* _GIVEN TASK_:
In the data below, find every line with the string "this" and pull it out.

* _Entries with chart source code_:
###
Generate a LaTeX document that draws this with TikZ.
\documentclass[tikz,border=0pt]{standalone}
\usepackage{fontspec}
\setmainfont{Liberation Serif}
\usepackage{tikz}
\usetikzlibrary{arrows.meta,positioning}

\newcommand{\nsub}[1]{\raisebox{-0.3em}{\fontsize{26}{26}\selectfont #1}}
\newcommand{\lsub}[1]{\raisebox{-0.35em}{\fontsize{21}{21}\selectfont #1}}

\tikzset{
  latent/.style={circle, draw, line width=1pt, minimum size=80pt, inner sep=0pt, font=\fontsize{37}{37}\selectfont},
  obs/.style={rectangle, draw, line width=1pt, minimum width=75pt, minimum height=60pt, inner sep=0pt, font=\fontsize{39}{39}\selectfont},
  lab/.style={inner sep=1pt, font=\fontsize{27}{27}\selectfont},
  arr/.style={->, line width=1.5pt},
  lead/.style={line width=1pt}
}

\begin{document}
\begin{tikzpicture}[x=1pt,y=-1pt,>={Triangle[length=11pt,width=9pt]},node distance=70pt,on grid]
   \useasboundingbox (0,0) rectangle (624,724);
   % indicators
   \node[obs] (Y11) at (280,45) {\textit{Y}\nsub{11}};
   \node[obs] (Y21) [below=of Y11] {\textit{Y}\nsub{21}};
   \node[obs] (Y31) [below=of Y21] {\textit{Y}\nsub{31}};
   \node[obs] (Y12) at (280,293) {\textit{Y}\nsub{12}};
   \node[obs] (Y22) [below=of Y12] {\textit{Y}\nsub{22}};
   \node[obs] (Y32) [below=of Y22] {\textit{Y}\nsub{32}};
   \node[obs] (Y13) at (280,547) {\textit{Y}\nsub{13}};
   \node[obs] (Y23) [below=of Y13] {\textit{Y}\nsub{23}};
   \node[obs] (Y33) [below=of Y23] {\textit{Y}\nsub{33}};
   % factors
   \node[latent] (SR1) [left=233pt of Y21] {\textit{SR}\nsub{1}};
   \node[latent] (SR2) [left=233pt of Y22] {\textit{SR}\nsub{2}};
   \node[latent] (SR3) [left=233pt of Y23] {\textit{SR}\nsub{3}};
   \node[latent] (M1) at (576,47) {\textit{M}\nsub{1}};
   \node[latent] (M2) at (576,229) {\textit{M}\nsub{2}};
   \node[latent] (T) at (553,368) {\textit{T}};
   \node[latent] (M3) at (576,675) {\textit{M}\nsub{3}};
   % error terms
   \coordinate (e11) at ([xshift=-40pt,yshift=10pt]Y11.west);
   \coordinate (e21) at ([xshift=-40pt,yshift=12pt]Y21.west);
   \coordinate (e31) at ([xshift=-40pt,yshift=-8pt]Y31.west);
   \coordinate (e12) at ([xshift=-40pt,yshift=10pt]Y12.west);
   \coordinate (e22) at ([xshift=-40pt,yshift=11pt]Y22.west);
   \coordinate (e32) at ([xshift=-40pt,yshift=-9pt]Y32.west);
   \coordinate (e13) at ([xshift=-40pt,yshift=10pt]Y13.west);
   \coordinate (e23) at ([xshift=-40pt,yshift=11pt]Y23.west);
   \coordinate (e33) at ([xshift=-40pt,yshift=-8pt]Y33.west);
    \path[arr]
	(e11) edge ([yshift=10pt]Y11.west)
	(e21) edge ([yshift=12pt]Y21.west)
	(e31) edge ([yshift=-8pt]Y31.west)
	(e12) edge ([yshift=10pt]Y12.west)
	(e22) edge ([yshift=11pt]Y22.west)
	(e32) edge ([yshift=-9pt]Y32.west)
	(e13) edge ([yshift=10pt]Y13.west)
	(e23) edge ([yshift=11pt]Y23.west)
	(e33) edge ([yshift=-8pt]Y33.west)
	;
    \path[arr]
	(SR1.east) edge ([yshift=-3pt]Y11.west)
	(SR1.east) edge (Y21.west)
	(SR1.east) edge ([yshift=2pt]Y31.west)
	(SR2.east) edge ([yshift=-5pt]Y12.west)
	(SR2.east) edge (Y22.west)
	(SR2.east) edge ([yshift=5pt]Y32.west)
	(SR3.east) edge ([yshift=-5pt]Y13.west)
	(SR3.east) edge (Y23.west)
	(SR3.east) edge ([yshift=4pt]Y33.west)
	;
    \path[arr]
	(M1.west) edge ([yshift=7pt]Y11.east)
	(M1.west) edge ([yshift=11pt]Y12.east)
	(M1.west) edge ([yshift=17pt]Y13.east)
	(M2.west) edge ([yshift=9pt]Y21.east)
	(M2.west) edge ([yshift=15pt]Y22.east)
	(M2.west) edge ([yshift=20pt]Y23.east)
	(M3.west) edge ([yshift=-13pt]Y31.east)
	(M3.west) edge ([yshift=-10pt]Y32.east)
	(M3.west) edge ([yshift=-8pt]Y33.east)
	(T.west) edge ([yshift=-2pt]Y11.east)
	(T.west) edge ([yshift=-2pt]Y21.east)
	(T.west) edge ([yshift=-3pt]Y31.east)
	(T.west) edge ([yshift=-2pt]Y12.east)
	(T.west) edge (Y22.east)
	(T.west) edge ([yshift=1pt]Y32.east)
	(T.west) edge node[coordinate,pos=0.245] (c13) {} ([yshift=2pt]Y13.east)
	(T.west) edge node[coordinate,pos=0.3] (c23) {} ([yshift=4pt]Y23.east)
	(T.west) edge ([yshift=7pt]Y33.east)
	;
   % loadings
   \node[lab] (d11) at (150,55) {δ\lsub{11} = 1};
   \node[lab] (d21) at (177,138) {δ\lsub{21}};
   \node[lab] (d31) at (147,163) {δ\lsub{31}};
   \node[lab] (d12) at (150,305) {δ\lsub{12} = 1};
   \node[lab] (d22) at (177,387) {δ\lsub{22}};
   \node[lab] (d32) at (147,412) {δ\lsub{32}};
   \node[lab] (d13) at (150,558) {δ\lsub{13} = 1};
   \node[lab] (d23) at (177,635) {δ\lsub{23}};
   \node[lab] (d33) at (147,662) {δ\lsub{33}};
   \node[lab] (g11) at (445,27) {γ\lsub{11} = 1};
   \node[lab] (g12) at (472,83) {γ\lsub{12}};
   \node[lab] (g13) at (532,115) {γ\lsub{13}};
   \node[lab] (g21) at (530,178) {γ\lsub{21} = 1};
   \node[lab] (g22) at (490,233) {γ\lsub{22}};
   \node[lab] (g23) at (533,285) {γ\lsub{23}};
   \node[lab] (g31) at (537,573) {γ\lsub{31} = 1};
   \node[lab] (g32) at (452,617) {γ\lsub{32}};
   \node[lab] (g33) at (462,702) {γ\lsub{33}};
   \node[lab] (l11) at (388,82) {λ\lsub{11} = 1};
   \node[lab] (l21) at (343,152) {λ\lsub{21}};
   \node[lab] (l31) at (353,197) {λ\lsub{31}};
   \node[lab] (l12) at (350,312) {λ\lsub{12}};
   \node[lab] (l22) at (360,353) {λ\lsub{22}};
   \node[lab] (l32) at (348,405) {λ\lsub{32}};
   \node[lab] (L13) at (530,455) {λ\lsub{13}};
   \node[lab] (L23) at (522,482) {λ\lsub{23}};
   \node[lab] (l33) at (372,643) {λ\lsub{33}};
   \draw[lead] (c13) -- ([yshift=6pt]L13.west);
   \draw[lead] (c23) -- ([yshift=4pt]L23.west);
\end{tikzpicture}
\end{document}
###
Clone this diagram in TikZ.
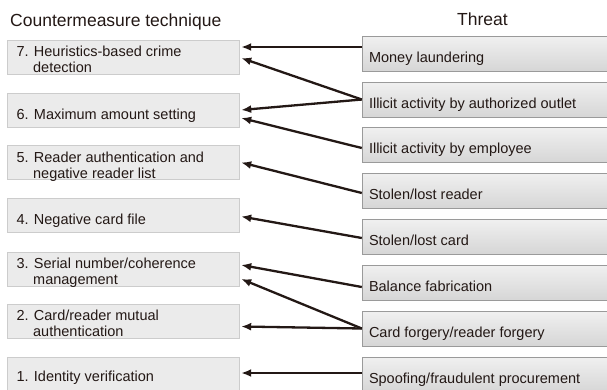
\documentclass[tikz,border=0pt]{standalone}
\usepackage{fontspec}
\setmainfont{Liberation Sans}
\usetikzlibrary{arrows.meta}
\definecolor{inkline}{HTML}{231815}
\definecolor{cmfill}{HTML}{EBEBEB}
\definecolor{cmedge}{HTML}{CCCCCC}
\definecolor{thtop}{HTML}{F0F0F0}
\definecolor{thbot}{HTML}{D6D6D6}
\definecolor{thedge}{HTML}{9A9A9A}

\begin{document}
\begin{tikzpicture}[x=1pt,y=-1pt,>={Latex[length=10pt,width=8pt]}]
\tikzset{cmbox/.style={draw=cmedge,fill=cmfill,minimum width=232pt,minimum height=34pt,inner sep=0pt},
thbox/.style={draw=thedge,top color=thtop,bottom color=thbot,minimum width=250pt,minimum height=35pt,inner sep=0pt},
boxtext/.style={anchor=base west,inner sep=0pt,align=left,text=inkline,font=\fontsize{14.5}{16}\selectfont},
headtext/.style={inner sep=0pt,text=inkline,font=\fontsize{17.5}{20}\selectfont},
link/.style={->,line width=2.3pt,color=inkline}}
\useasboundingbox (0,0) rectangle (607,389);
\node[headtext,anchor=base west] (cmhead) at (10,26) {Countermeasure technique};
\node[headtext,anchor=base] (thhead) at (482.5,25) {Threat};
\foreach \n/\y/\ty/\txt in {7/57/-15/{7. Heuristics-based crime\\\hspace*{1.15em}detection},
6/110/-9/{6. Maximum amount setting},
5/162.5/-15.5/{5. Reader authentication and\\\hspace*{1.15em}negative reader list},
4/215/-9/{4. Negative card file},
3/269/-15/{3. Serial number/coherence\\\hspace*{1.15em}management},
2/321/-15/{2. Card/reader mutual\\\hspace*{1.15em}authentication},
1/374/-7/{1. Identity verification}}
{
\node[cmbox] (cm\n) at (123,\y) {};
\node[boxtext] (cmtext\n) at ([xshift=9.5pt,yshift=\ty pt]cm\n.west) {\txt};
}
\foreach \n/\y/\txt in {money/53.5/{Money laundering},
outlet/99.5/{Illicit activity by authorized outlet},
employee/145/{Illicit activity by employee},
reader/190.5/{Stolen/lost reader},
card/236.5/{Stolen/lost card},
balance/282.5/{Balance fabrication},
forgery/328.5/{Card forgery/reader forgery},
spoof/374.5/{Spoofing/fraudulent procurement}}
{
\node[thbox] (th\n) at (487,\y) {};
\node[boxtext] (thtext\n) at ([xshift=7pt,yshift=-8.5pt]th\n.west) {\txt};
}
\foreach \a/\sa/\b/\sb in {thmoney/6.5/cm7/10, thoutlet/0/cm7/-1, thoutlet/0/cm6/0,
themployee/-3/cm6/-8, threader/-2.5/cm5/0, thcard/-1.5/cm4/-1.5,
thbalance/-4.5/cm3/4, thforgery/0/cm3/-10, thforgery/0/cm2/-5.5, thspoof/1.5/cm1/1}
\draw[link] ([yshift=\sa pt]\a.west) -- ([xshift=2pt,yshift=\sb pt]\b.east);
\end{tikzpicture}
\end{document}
###
* _COMPLETE ANSWER_:
Generate a LaTeX document that draws this with TikZ.
Clone this diagram in TikZ.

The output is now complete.